━━━ Data to use ━━━
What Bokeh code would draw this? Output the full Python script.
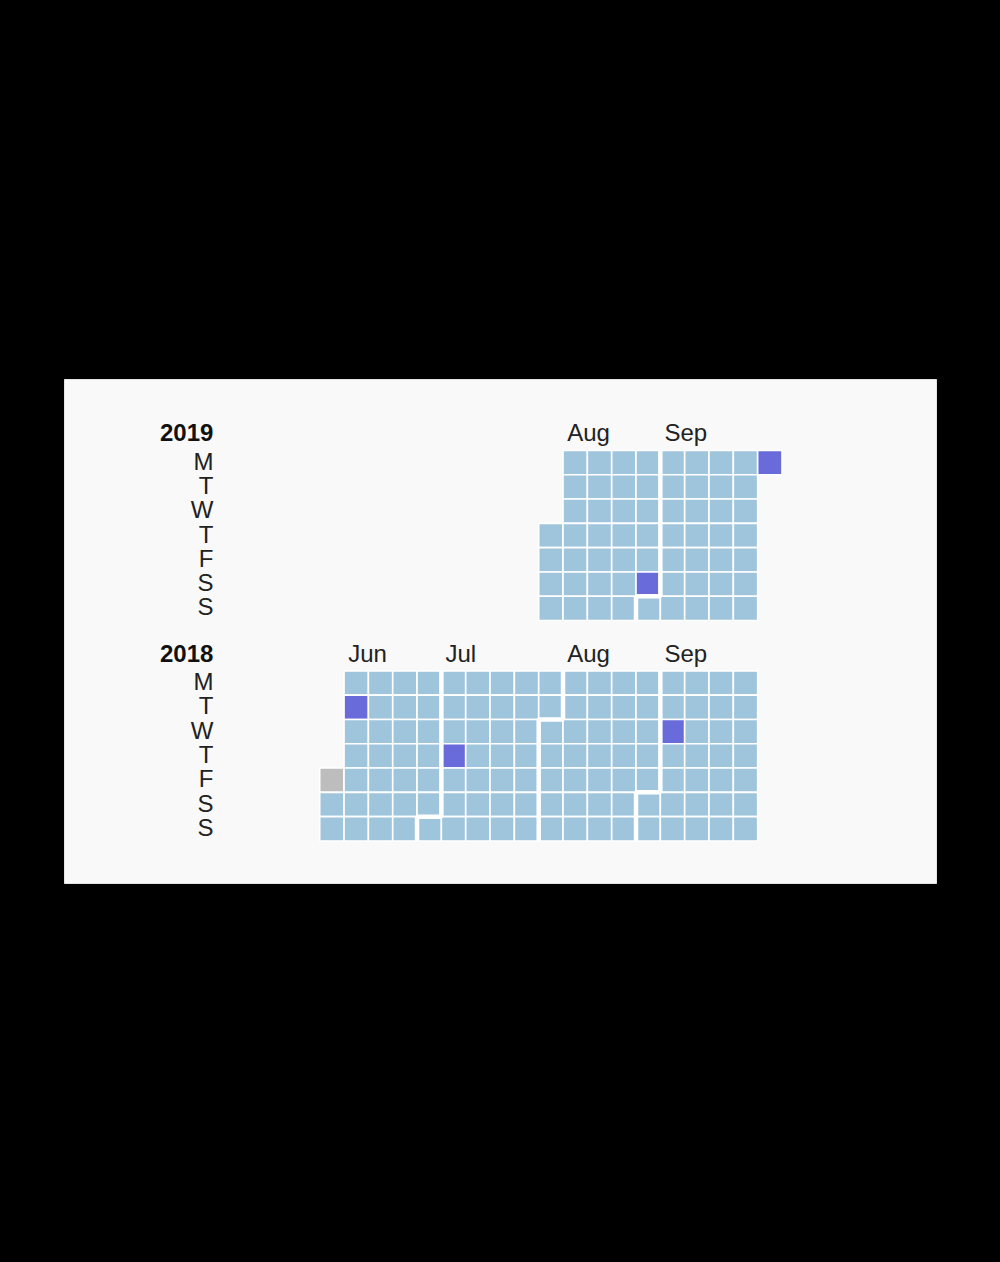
import datetime as dt
from bokeh.plotting import figure
from bokeh.models import Range1d, ColumnDataSource
from bokeh.core.properties import value
from bokeh.embed import file_html
from bokeh.resources import INLINE

# ---------------- data ----------------
years = [2019, 2018]
year_start = ["2019-08-01", "2018-06-01"]
year_end = ["2019-09-30", "2018-09-30"]
day_labels = ["M", "T", "W", "T", "F", "S", "S"]
month_names = ["Jan", "Feb", "Mar", "Apr", "May", "Jun",
               "Jul", "Aug", "Sep", "Oct", "Nov", "Dec"]
high_days = ["2018-06-05", "2018-07-05", "2018-09-05", "2019-08-31", "2019-09-30"]
missing_days = ["2018-06-01"]

# ---------------- style ----------------
C_BASE = "#9fc5dc"
C_HIGH = "#6a6bdb"
C_MISS = "#bdbdbd"
FONT = value("Liberation Sans")
BLOCK_GAP = 9.07       # rows between year blocks
LABEL_X = 17.13        # right edge of day/year labels (week units)
DAY_DY = -0.06         # baseline offset of day letters
HEAD_DY = -1.22        # baseline offset of month / year headers

def D(s):
    return dt.date.fromisoformat(s)

high_set = {D(s) for s in high_days}
miss_set = {D(s) for s in missing_days}

cx, cy, cc = [], [], []
bx, by = [], []
tx, ty, tt = [], [], []
yx, yy, yt = [], [], []
dx, dy, dt_ = [], [], []

for i, yr in enumerate(years):
    off = i * BLOCK_GAP
    s, e = D(year_start[i]), D(year_end[i])
    d = s
    while d <= e:
        wk = d.isocalendar()[1]
        cx.append(wk)
        cy.append(d.weekday() + off)
        cc.append(C_MISS if d in miss_set else (C_HIGH if d in high_set else C_BASE))
        d += dt.timedelta(days=1)
    # month boundaries and labels
    m = dt.date(s.year, s.month, 1)
    while m <= e:
        if m > s:
            c = m.isocalendar()[1]
            w = m.weekday()
            if w == 0:
                bx.append([c - 0.5, c - 0.5])
                by.append([6.5 + off, -0.5 + off])
            else:
                bx.append([c - 0.5, c - 0.5, c + 0.5, c + 0.5])
                by.append([6.5 + off, w - 0.5 + off, w - 0.5 + off, -0.5 + off])
        fm = m
        while fm.weekday() != 0:
            fm += dt.timedelta(days=1)
        if s <= fm <= e:
            tx.append(fm.isocalendar()[1] - 0.5 + 0.17)
            ty.append(off + HEAD_DY)
            tt.append(month_names[m.month - 1])
        m = dt.date(m.year + (m.month // 12), m.month % 12 + 1, 1)
    yx.append(LABEL_X)
    yy.append(off + HEAD_DY)
    yt.append(str(yr))
    for k, lab in enumerate(day_labels):
        dx.append(LABEL_X)
        dy.append(k + off + DAY_DY)
        dt_.append(lab)

# ---------------- figure ----------------
x0 = 11.01
y0 = -3.42
p = figure(width=1000, height=1250, output_backend="svg", toolbar_location=None,
           x_axis_location=None, y_axis_location=None,
           x_range=Range1d(x0, x0 + 872 / 24.33),
           y_range=Range1d(y0 + 504 / 24.3, y0),
           min_border_left=64, min_border_right=64,
           min_border_top=379, min_border_bottom=367,
           background_fill_color="#f9f9f9", border_fill_color="#000000",
           outline_line_color="#e4e4e4")
p.grid.visible = False

p.rect(x="x", y="y", width=1, height=1,
       source=ColumnDataSource(dict(x=cx, y=cy, c=cc)),
       fill_color="c", line_color="white", line_width=1.6)
p.multi_line(xs=bx, ys=by, line_color="white", line_width=4.5)

p.text(x=tx, y=ty, text=tt, text_font=FONT, text_font_size="24px",
       text_align="left", text_baseline="alphabetic", text_color="#222222")
p.text(x=yx, y=yy, text=yt, text_font=FONT, text_font_size="24px",
       text_font_style="bold",
       text_align="right", text_baseline="alphabetic", text_color="#111111")
p.text(x=dx, y=dy, text=dt_, text_font=FONT, text_font_size="24px",
       text_align="right", text_baseline="alphabetic", text_color="#222222")

html = file_html(p, INLINE)
html = html.replace("</head>", "<style>html,body{background:#000000;}</style></head>", 1)
open("out.html", "w").write(html)
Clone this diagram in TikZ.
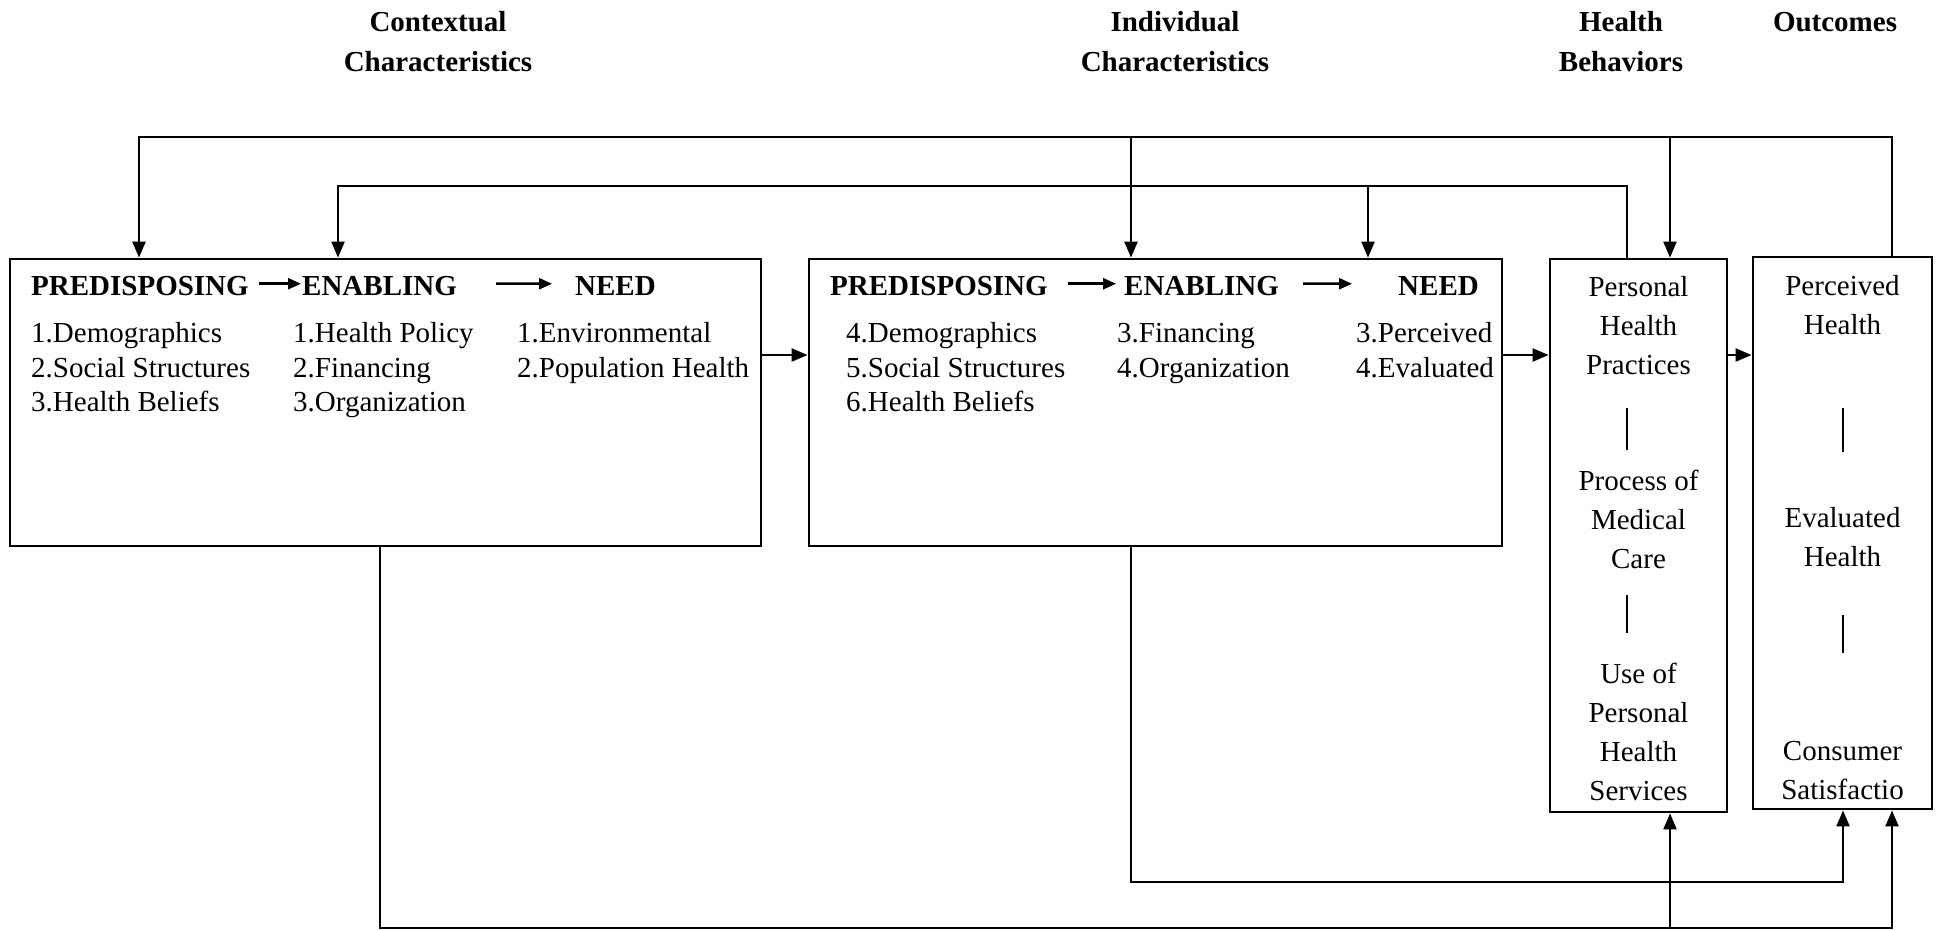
\documentclass[tikz,border=0pt]{standalone}
\usepackage{fontspec}
\setmainfont{Liberation Serif}
\usetikzlibrary{arrows.meta}

\begin{document}
\begin{tikzpicture}[x=1pt,y=-1pt,
  box/.style={draw, line width=2.8pt, inner sep=0pt},
  conn/.style={line width=2.2pt, -{Triangle[length=16pt,width=13pt]}},
  harrow/.style={line width=2.5pt, -{Triangle[length=13pt,width=11pt]}},
  sep/.style={line width=2pt},
  title/.style={font=\bfseries\fontsize{29}{40}\selectfont, align=center, anchor=north, inner sep=0pt},
  head/.style={font=\bfseries\fontsize{29}{34}\selectfont, anchor=base west, inner sep=0pt},
  items/.style={font=\fontsize{29}{34.2}\selectfont, align=left, anchor=north west, inner sep=0pt},
  stack/.style={font=\fontsize{29}{39}\selectfont, align=center, anchor=north, inner sep=0pt},
]
\useasboundingbox (0,0) rectangle (1940,930);

% column titles
\node[title] (t1) at (438,3) {\strut Contextual\\Characteristics};
\node[title] (t2) at (1175,3) {\strut Individual\\Characteristics};
\node[title] (t3) at (1621,3) {\strut Health\\Behaviors};
\node[title] (t4) at (1835,3) {\strut Outcomes};

% main boxes
\node[box, minimum width=751pt, minimum height=287pt] (ctx) at (385.5,402.5) {};
\node[box, minimum width=693pt, minimum height=287pt] (ind) at (1155.5,402.5) {};
\node[box, minimum width=177pt, minimum height=553pt] (beh) at (1638.5,535.5) {};
\node[box, minimum width=179pt, minimum height=552pt] (out) at (1842.5,533) {};

% contextual characteristics
\node[head] (p1) at (31,295.5) {PREDISPOSING};
\node[head] (e1) at (302,295.5) {ENABLING};
\node[head] (n1) at (575,295.5) {NEED};
\draw[harrow, shorten <=10pt, shorten >=1pt] ([yshift=2.3pt]p1.east) -- ([yshift=2.3pt]e1.west);
\draw[harrow, shorten <=39pt, shorten >=23pt] ([yshift=2.3pt]e1.east) -- ([yshift=2.3pt]n1.west);
\node[items] (l1a) at (31,318.8) {\strut 1.Demographics\\2.Social Structures\\3.Health Beliefs};
\node[items] (l1b) at (293,318.8) {\strut 1.Health Policy\\2.Financing\\3.Organization};
\node[items] (l1c) at (517,318.8) {\strut 1.Environmental\\2.Population Health};

% individual characteristics
\node[head] (p2) at (830,295.5) {PREDISPOSING};
\node[head] (e2) at (1124,295.5) {ENABLING};
\node[head] (n2) at (1398,295.5) {NEED};
\draw[harrow, shorten <=20.5pt, shorten >=8pt] ([yshift=2.3pt]p2.east) -- ([yshift=2.3pt]e2.west);
\draw[harrow, shorten <=24pt, shorten >=46pt] ([yshift=2.3pt]e2.east) -- ([yshift=2.3pt]n2.west);
\node[items] (l2a) at (846,318.8) {\strut 4.Demographics\\5.Social Structures\\6.Health Beliefs};
\node[items] (l2b) at (1117,318.8) {\strut 3.Financing\\4.Organization};
\node[items] (l2c) at (1356,318.8) {\strut 3.Perceived\\4.Evaluated};

% health behaviors
\node[stack] (b1) at (1638.5,269) {\strut Personal\\Health\\Practices};
\node[stack] (b2) at (1638.5,463) {\strut Process of\\Medical\\Care};
\node[stack] (b3) at (1638.5,656) {\strut Use of\\Personal\\Health\\Services};
\draw[sep] (1627,408) -- (1627,450);
\draw[sep] (1627,595) -- (1627,633);

% outcomes
\node[stack] (o1) at (1842.5,267.7) {\strut Perceived\\Health};
\node[stack] (o2) at (1842.5,500.3) {\strut Evaluated\\Health};
\node[stack] (o3) at (1842.5,733.3) {\strut Consumer\\Satisfactio};
\draw[sep] (1843,408) -- (1843,452);
\draw[sep] (1843,615) -- (1843,653);

% rails and columns of the connectors
\coordinate (r1) at (0,137);
\coordinate (r2) at (0,186);
\coordinate (r3) at (0,882);
\coordinate (r4) at (0,928);
\coordinate (mid) at (0,355);
\coordinate (xa) at (139,0);
\coordinate (xb) at (338,0);
\coordinate (xc) at (1131,0);
\coordinate (xd) at (1368,0);
\coordinate (xe) at (1670,0);
\coordinate (xf) at (1627,0);
\coordinate (xg) at (1892,0);
\coordinate (xh) at (1843,0);
\coordinate (xi) at (380,0);

% feedback from outcomes
\draw[conn] (out.north -| xg) -- (xg |- r1) -- (xa |- r1) -- (ctx.north -| xa);
\draw[conn] (xc |- r1) -- (ind.north -| xc);
\draw[conn] (xe |- r1) -- (beh.north -| xe);

% feedback from health behaviors
\draw[conn] (beh.north -| xf) -- (xf |- r2) -- (xb |- r2) -- (ctx.north -| xb);
\draw[conn] (xd |- r2) -- (ind.north -| xd);

% forward flow
\draw[conn] (ctx.east |- mid) -- (ind.west |- mid);
\draw[conn] (ind.east |- mid) -- (beh.west |- mid);
\draw[conn] (beh.east |- mid) -- (out.west |- mid);

% direct paths along the bottom
\draw[conn] (ctx.south -| xi) -- (xi |- r4) -- (xg |- r4) -- (out.south -| xg);
\draw[conn] (xe |- r4) -- (beh.south -| xe);
\draw[conn] (ind.south -| xc) -- (xc |- r3) -- (xh |- r3) -- (out.south -| xh);
\end{tikzpicture}
\end{document}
━━━
Reproduce only the lines running from the beginning of the entries above to the line holding "from bokeh.resources import INLINE", inclusive. Pictures stay out of the copy.

* _Exercise response_:
What Bokeh code would draw this? Output the full Python script.
import datetime as dt
from bokeh.plotting import figure
from bokeh.models import Range1d, ColumnDataSource
from bokeh.core.properties import value
from bokeh.embed import file_html
from bokeh.resources import INLINE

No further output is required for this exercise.